Throughout the game you find portals that take you back into the safety of your apartment. Here your health slowly restores and it’s also the only place you can save your progress. It’s deliberately creating a feeling of security and calm in you, all to get your guard down and make it more of a betrayal when the room starts turning against you too. You can see a lot of P.T.s ever-changing corridor taking influence from this, as your one safe place becomes yet another nightmare, no longer restoring health and increasingly bombarded by evil spirits. It’s a brilliant way of raising the stakes and escalating the tension, even though its execution is a little wobbly. Often you’re battling these ghosts by, er, lighting candles at them.
I’d love Konami to give this to a developer that has proven they know how to truly haunt a house, like the monsters behind Phasmophobia. Or what about a mechanic where you have to properly investigate the spirits squatting in your apartment if you want to be rid of them? Last year’s Paranormasight: The Seven Mysteries of Honjo was a brilliant mix of nerdy detective visual novel and horror title which did some clever things here. At one point you defy a curse by turning off the audio in the settings menu so you can’t hear it—Hideo Kojima would be proud.
Room for improvement
It’s the second half of Silent Hill 4 that’s most in need of a glow-up. Henry tries to save a vital NPC by sloooowly escorting them through all the previously explored levels. And it’s the miserable kind of escorting where the NPC moves like they’re wading through treacle and stops following you if you go through a door too fast.
Luckily, escort missions have come a long way since 2004. Heck, just one year later, Resident Evil 4 got this right, giving you the ability to give your companion simple orders or opportunities to hide them. You could go the full The Last of Us route of making them invincible, though that’s a bit of a gameplay cop-out. But being able to offer them weapons to defend themselves Dead Rising-style would cut down the tedium significantly.
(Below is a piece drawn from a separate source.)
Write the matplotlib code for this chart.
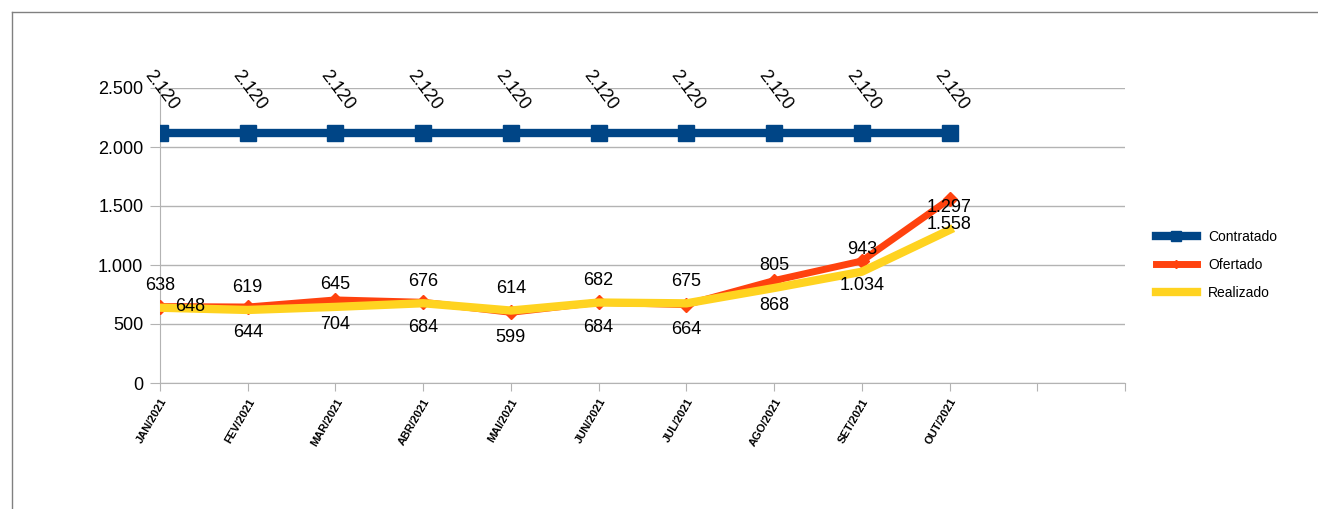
import matplotlib
matplotlib.use('Agg')
import matplotlib.pyplot as plt
from matplotlib.lines import Line2D
from matplotlib.ticker import FuncFormatter

plt.rcParams['font.family'] = ['Liberation Sans', 'DejaVu Sans']

# dados
meses = ['JAN/2021', 'FEV/2021', 'MAR/2021', 'ABR/2021', 'MAI/2021',
         'JUN/2021', 'JUL/2021', 'AGO/2021', 'SET/2021', 'OUT/2021']
contratado = [2120, 2120, 2120, 2120, 2120, 2120, 2120, 2120, 2120, 2120]
ofertado = [648, 644, 704, 684, 599, 684, 664, 868, 1034, 1558]
realizado = [638, 619, 645, 676, 614, 682, 675, 805, 943, 1297]


def fmt(v, pos=None):
    return f'{int(v):,}'.replace(',', '.')


azul = '#004586'
vermelho = '#ff420e'
amarelo = '#ffd320'
cinza = '#b3b3b3'

fig = plt.figure(figsize=(13.18, 5.09), dpi=100)
ax = fig.add_axes([160 / 1318, 1 - 383 / 509, (1125 - 160) / 1318, (383 - 88) / 509])

x = list(range(len(meses)))
ax.plot(x, contratado, color=azul, lw=6, marker='s', ms=11, label='Contratado', zorder=3)
ax.plot(x, ofertado, color=vermelho, lw=5, marker='D', ms=7, label='Ofertado', zorder=4)
ax.plot(x, realizado, color=amarelo, lw=6, label='Realizado', zorder=5)

# rótulos
for i, v in enumerate(contratado):
    ax.annotate(fmt(v), (i, v), xytext=(1, 31), textcoords='offset points',
                rotation=-53, ha='center', va='center', fontsize=13, zorder=6)
for i, v in enumerate(realizado):
    ax.annotate(fmt(v), (i, v), xytext=(0, 16), textcoords='offset points',
                ha='center', va='center', fontsize=13, zorder=6)
for i, v in enumerate(ofertado):
    if i == 0:
        off = (22, 0)
    else:
        off = (0, -18)
    ax.annotate(fmt(v), (i, v), xytext=off, textcoords='offset points',
                ha='center', va='center', fontsize=13, zorder=6)

ax.set_xlim(0, 11)
ax.set_ylim(0, 2500)
ax.set_xticks(range(12))
ax.set_xticklabels(meses + ['', ''], rotation=60, ha='right', va='top',
                   fontsize=8, fontweight='bold', rotation_mode='anchor')
ax.set_yticks([0, 500, 1000, 1500, 2000, 2500])
ax.yaxis.set_major_formatter(FuncFormatter(fmt))
ax.tick_params(axis='y', labelsize=13, length=7, color=cinza, pad=5)
ax.tick_params(axis='x', length=6, color=cinza, pad=4)
ax.grid(axis='y', color=cinza, lw=1)
ax.set_axisbelow(True)
for s in ['top', 'right']:
    ax.spines[s].set_visible(False)
for s in ['left', 'bottom']:
    ax.spines[s].set_color(cinza)

ax.legend(loc='center left', bbox_to_anchor=(1143 / 1318, 1 - 265 / 509),
          bbox_transform=fig.transFigure, frameon=False, fontsize=10,
          handlelength=3.0, markerscale=0.6, labelspacing=1.0)

# moldura
fig.add_artist(Line2D([12 / 1318, 1], [1 - 12 / 509, 1 - 12 / 509], color='#808080', lw=1))
fig.add_artist(Line2D([12 / 1318, 12 / 1318], [0, 1 - 12 / 509], color='#808080', lw=1))

fig.savefig('out.png', dpi=100)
Despite all my whining, Silent Hill 4 has more than enough going for it to be well worth your time. It’s scary, atmospheric, tells a terrific tale, and might even feature Akira Yamaoka’s best soundtrack (I’ve been looping the above track, The Last Mariachi, while writing this, which is probably doing wonders for my mental health). It’s just that its worst design choices drag it down, and even its best ideas feel like they could be executed far more strongly—the monster that stalks you through the second half would be incredible in the hands of the Alien Isolation devs or the team that gave us Mr X in Resident Evil 2 remake. Konami should skip Silent Hill 3—poor Heather Mason has more than suffered enough—and give us a remake that turns Silent Hill 4 into the great game it always had the potential to be.